Ruskin frequently identified the combined effects of science and self-interested economic motives in the consequence of the ravaged natural environment. It is not an accident, then, that a coin is used in his example, which is also a kind of parody of Tyndall’s experimental demonstrations. The efforts of Ruskin and Tyndall to put forward their respective points of view anticipate twenty-first-century ecocriticism. Like a diffraction pattern of pebble-provoked ripples in the water, current ecocriticism is the composite of previous waves, the first wave of nature writing in the contemplation of the Romanticized wilderness, and a second wave call to activism and environmental justice, the mixed heritages manifesting ambivalence as to the role of science, and contention as to the centrality or eccentricity of the human.

Ruskin’s point of view on the imbrication of science with commerce often moved him to direct critical comment on Tyndall’s empirical scientific observations. He writes: “the discoverers of modern science have, almost without exception, provoked new furies of avarice, and new tyrannies of individual interest” (Ruskin 1912 v26, 339). Ruskin had this attitude in common with many environmentalists and was aligned with others such as William Morris (1834–1896) and George Bernard Shaw (1856–1950) who argued for a romantic return to nature. This attitude can be traced in the tradition of conservation environmentalism resulting in the founding of The National Trust in the UK in 1895 (in which Ruskin was inspirational), as well as the London-based Coal Smoke Abatement Society in 1898. Ruskin held the men of science of Tyndall’s ilk responsible for scientific naturalism and its associated misguided debasement of nature to human intentions and purposes and to laissez-faire political economy. Yet it is exactly through Tyndall’s observations of the atmosphere that scientific arguments against the instrumentalization of nature have made progress: Tyndall’s experimental proof for the theory of greenhouse gasses has been fundamental to the development of contemporary climate science, supporting the understanding of a history of changing climate and providing evidence for the “physical basis for anthropogenic global warming” (Hulme 2009, 121). Within our current perspective, Tyndall’s work supports Ruskin’s arguments against human hubris and the associated laissez-faire economic exploitation of natural resources.

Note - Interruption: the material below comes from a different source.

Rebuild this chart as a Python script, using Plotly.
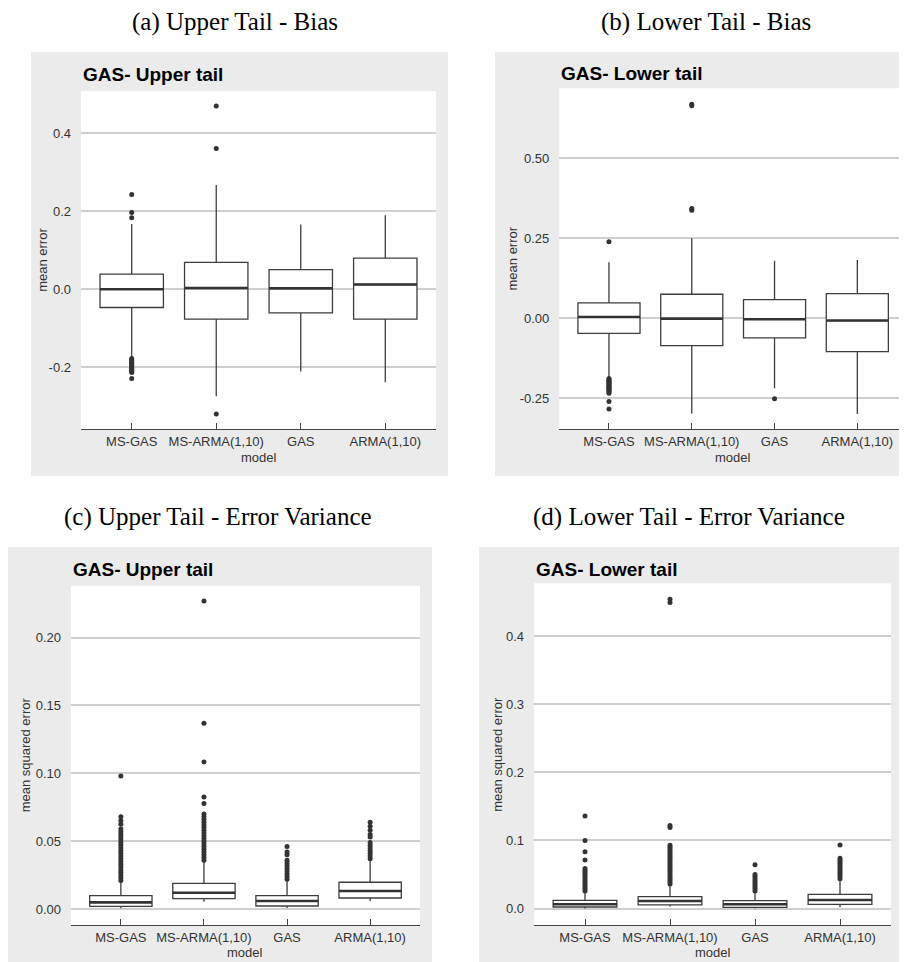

New materialism, although mobilizing a strategic anthropomorphism, moves away from the classical humanist anthropocentric view and a human-centered spiritual world, toward a planetary-centered perspective that is both ethical and integrative, in which ‘the milieu’ or environment takes center place. This new materialism is negatively critical of human hubris derived from the mistaken anthropocentric view that all nonhuman matter is more or less inert and without agency. Bennett writes that: “the image of dead of thoroughly instrumentalised matter feeds human hubris and our earth-destroying fantasies of conquest and consumption” (Bennett 2010, ix). It is this, Bennett writes, that “may be one of the impediments to the emergence of more ecological and more materially sustainable modes of production and consumption” (Bennett 2010, ix).

Here, Ruskin’s more traditional attitude to God resonates with the more spiritual strands of ecomaterialist thought. What would clearly have been contentious for Ruskin is, in new materialist thinking, the removal of a transcendental God from the equation.